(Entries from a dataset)
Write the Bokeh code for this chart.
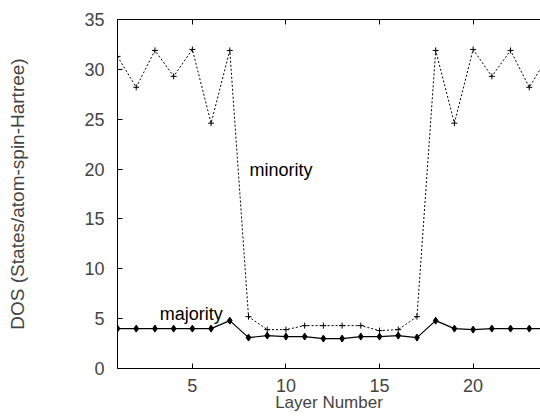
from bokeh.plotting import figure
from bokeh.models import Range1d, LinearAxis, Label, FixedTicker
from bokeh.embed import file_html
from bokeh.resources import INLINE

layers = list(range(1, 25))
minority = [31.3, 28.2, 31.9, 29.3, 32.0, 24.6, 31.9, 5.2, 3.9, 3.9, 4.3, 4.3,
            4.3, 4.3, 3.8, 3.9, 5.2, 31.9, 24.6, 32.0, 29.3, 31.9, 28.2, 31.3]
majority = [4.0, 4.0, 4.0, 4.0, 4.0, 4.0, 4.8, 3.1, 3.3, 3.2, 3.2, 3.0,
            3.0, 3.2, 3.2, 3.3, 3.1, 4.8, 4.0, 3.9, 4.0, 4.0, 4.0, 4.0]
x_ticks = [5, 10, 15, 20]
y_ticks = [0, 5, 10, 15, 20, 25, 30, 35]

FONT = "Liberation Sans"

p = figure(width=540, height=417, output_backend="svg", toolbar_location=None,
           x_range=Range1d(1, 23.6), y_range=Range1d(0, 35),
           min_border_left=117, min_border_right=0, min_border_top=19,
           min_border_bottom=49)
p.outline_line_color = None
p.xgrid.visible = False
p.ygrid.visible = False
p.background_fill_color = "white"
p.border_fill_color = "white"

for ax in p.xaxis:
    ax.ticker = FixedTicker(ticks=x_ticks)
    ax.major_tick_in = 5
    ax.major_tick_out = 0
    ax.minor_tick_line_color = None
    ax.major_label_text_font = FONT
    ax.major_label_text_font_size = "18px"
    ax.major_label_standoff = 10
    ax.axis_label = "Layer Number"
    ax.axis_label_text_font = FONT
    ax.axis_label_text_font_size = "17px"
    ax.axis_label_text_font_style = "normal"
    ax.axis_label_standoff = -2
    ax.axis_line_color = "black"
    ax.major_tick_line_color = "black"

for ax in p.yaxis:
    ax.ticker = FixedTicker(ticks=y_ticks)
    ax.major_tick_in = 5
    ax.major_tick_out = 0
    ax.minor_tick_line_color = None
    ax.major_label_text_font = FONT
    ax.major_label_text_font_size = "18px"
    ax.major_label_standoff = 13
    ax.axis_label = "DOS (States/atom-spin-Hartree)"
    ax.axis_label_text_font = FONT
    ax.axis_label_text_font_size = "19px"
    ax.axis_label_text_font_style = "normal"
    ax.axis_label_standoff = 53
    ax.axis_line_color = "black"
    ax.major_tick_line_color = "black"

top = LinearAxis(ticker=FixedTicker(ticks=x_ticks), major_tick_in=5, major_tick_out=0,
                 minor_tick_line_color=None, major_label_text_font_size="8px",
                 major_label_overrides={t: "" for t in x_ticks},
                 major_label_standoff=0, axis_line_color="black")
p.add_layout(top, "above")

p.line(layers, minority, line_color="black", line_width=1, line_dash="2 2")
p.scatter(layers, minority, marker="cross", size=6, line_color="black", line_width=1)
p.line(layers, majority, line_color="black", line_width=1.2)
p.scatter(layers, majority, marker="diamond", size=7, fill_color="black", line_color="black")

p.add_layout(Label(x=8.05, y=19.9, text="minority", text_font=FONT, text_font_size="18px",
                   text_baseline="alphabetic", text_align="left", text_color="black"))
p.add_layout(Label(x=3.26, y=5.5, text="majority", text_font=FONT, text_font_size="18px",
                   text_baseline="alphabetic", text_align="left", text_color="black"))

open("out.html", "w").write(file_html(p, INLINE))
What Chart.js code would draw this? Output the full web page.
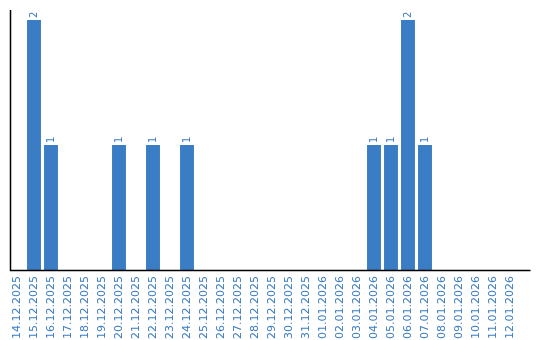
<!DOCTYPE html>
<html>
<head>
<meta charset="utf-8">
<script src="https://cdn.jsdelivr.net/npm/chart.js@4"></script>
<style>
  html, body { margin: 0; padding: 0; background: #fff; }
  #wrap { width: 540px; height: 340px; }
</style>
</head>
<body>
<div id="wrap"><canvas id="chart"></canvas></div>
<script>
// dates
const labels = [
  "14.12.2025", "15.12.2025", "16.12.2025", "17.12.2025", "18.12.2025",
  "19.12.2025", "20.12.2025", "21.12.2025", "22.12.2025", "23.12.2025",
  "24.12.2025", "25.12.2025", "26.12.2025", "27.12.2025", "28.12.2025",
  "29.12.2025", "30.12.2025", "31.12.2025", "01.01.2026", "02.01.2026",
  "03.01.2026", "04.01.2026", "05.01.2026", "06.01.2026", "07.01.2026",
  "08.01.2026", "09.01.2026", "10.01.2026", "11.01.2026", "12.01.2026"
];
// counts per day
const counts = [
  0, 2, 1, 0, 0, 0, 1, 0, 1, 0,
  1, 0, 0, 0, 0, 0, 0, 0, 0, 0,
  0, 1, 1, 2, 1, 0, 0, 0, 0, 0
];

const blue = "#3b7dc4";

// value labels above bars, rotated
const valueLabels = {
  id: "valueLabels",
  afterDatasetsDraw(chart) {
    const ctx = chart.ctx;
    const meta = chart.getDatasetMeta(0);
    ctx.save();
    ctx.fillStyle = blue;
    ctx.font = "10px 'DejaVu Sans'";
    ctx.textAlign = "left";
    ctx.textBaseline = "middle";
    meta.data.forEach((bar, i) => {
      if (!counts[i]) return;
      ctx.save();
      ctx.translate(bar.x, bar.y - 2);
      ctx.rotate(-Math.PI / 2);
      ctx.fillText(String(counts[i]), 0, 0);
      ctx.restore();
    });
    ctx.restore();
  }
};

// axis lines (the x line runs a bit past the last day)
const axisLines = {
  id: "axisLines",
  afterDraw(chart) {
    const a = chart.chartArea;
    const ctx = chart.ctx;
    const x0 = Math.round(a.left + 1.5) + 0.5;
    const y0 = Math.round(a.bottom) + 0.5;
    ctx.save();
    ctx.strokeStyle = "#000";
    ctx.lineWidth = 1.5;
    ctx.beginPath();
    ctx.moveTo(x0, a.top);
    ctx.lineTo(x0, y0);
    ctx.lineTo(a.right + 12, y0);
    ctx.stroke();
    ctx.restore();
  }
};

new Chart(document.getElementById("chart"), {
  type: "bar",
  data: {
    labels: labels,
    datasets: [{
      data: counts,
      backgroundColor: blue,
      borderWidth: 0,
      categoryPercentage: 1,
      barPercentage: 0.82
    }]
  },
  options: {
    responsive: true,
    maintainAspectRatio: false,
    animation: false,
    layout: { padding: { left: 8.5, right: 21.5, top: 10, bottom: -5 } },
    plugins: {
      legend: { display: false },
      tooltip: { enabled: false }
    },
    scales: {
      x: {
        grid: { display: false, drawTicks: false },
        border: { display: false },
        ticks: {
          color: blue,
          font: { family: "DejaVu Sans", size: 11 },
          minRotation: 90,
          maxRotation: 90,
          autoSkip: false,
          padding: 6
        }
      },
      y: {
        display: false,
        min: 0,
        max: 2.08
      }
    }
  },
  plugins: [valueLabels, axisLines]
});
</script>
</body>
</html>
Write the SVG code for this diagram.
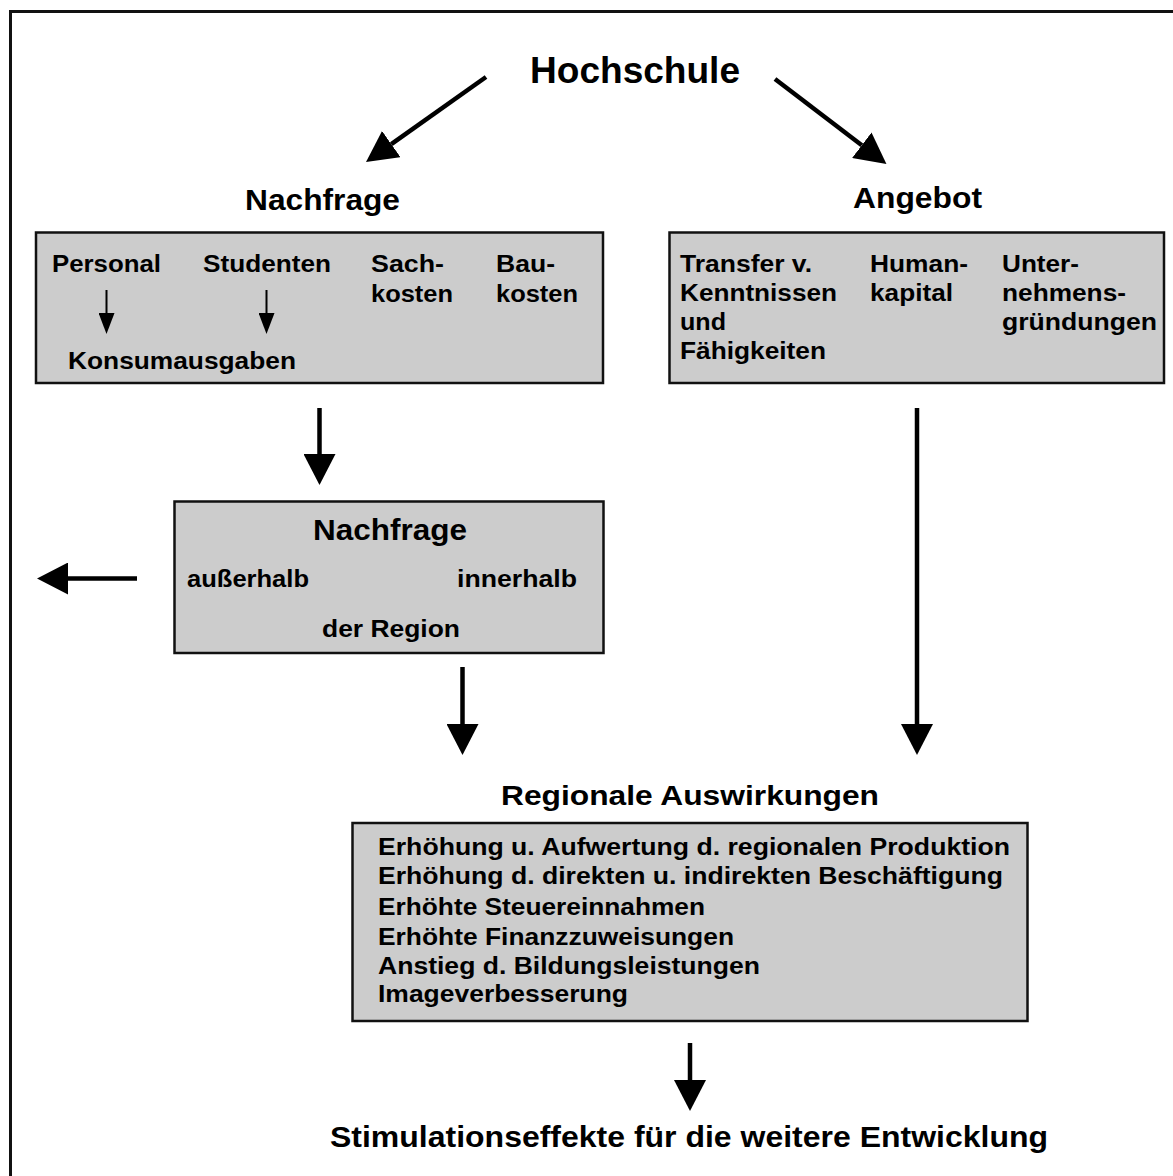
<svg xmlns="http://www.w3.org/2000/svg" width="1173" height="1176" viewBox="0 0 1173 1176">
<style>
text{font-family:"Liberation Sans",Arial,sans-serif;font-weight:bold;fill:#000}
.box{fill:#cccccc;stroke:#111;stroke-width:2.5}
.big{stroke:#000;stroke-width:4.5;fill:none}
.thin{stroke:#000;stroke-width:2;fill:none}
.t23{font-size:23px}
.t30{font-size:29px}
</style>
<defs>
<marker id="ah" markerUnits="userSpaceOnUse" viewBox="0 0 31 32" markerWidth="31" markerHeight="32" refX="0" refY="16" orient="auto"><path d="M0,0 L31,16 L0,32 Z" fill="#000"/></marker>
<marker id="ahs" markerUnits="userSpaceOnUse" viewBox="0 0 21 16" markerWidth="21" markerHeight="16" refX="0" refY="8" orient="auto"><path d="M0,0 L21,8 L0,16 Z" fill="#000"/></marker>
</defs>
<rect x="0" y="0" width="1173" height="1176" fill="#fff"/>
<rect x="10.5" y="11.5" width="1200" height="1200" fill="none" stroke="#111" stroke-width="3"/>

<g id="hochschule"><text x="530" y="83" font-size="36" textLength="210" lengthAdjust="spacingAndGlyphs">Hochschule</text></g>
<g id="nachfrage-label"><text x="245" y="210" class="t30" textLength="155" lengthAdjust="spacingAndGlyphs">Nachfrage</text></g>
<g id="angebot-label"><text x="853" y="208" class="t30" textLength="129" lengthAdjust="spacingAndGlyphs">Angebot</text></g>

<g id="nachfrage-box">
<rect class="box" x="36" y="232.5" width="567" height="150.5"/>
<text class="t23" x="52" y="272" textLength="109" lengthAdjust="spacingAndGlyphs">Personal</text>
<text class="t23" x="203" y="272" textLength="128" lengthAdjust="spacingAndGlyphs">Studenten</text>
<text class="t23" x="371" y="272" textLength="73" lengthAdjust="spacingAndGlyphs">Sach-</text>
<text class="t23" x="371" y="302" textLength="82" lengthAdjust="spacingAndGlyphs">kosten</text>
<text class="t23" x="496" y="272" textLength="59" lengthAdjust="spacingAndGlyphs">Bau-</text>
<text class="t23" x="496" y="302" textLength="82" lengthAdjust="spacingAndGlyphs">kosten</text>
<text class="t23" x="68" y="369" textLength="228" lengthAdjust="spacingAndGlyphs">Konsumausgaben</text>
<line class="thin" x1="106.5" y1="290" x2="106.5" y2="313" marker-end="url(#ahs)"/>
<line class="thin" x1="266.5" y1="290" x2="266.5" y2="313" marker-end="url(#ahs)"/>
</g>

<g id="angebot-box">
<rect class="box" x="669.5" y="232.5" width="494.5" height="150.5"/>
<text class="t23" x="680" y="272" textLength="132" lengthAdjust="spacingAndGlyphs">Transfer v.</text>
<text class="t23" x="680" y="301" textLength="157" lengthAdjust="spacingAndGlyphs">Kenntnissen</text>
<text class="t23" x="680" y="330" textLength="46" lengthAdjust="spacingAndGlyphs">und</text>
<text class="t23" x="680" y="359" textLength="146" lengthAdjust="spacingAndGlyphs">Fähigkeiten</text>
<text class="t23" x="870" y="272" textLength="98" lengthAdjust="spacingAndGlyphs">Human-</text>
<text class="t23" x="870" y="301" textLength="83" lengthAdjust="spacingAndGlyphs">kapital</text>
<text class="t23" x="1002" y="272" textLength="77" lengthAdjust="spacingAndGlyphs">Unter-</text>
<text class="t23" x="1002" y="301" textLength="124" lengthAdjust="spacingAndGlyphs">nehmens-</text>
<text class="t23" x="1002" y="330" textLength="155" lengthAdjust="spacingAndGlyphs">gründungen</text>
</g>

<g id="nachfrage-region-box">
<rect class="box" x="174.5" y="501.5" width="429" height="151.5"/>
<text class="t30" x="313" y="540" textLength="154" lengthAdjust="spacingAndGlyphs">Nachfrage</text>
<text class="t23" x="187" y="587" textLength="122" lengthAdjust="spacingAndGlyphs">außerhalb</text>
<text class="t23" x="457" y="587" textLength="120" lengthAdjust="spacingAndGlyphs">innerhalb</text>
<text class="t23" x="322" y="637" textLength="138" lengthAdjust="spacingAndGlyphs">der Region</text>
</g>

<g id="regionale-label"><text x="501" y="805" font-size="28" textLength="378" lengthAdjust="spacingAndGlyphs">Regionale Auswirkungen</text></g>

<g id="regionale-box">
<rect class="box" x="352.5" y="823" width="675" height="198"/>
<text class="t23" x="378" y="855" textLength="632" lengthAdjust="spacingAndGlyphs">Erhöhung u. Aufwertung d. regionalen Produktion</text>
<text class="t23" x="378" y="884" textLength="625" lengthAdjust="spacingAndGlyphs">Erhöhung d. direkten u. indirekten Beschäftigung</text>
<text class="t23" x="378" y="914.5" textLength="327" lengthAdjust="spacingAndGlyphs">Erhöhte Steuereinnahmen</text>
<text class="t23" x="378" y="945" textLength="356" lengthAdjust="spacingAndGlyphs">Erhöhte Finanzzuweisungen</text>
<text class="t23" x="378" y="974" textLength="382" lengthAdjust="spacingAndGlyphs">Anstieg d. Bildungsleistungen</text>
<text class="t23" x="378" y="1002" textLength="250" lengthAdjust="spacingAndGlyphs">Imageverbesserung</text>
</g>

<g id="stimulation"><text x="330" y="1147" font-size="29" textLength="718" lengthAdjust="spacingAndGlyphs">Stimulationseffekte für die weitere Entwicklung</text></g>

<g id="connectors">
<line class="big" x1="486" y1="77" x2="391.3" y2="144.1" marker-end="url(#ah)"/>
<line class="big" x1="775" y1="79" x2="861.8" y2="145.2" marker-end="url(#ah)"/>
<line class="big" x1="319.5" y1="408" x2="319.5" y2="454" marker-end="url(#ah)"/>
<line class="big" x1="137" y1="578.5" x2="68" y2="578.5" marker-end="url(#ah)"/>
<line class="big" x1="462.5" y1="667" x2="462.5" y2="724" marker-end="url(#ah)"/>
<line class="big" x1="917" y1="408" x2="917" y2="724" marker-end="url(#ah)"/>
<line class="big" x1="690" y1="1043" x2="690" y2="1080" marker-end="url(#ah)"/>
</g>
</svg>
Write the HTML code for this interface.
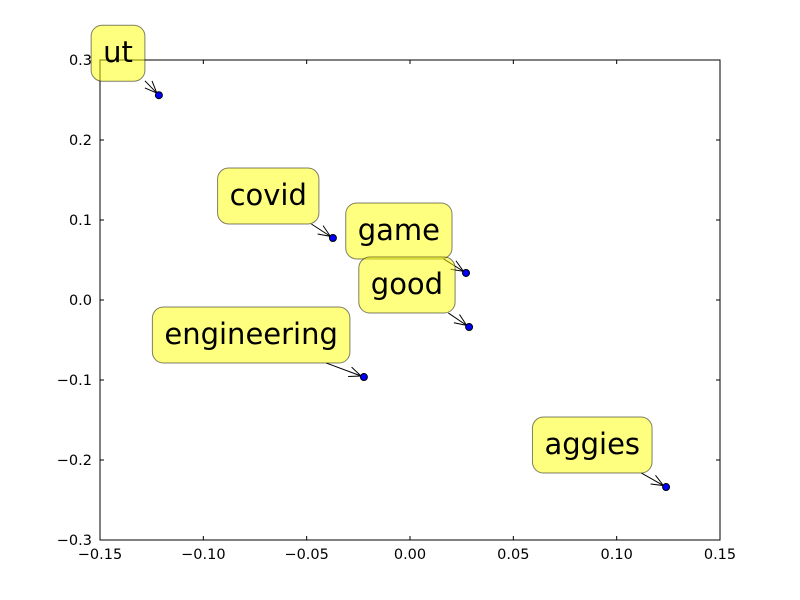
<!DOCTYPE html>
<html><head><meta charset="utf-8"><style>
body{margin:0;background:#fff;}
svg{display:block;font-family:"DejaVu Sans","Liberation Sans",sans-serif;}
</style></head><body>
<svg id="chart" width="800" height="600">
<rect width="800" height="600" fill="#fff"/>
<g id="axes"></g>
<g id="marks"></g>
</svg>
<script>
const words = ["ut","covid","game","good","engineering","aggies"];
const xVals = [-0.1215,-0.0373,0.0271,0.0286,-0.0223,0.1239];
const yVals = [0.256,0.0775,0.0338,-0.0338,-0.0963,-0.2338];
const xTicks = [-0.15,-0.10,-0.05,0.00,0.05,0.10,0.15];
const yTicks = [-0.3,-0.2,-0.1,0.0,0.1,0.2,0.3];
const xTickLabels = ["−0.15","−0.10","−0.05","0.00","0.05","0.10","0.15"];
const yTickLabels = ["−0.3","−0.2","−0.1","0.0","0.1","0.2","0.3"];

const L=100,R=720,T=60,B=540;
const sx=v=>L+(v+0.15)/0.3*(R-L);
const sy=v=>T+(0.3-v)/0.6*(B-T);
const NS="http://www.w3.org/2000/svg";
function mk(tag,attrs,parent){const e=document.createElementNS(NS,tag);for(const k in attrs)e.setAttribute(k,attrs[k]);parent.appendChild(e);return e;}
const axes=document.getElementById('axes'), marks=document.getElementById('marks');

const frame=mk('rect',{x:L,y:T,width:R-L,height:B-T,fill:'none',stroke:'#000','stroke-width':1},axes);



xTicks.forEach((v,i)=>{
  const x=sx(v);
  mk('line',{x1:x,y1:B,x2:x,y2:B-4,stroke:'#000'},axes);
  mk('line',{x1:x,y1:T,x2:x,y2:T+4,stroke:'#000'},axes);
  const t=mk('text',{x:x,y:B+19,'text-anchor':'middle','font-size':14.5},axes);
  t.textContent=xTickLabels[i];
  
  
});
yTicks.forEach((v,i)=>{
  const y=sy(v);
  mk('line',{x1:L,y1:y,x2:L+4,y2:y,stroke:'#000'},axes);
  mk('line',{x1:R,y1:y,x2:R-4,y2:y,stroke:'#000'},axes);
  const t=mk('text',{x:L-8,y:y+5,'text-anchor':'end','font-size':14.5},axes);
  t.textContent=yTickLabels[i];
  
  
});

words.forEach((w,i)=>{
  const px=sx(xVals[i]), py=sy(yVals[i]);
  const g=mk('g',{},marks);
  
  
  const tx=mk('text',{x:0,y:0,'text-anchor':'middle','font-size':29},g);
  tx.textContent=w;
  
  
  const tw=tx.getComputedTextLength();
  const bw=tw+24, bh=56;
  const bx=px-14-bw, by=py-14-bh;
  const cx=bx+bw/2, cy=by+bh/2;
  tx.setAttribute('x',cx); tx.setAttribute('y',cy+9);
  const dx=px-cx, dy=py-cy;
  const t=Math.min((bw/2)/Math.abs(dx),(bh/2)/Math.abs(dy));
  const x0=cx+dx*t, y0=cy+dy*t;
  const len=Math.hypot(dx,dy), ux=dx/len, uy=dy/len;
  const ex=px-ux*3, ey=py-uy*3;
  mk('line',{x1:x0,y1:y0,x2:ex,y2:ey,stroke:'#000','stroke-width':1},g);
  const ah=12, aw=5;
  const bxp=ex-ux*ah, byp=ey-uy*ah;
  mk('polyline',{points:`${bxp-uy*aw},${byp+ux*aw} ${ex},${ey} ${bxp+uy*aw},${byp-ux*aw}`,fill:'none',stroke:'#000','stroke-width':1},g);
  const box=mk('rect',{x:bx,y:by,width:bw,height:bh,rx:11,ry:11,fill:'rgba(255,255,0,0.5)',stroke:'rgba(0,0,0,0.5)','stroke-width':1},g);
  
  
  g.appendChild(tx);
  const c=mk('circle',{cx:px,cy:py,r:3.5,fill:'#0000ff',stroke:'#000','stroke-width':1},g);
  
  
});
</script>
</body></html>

#### Work to be completed
Copy nothing but the lines from the top of the material through the line holding "from bokeh.resources import INLINE", exactly as written; omit pictures.

#### Answer to this problem
Write the Bokeh code for this chart.
from bokeh.plotting import figure
from bokeh.models import Range1d, LinearAxis, Label, FixedTicker
from bokeh.embed import file_html
from bokeh.resources import INLINE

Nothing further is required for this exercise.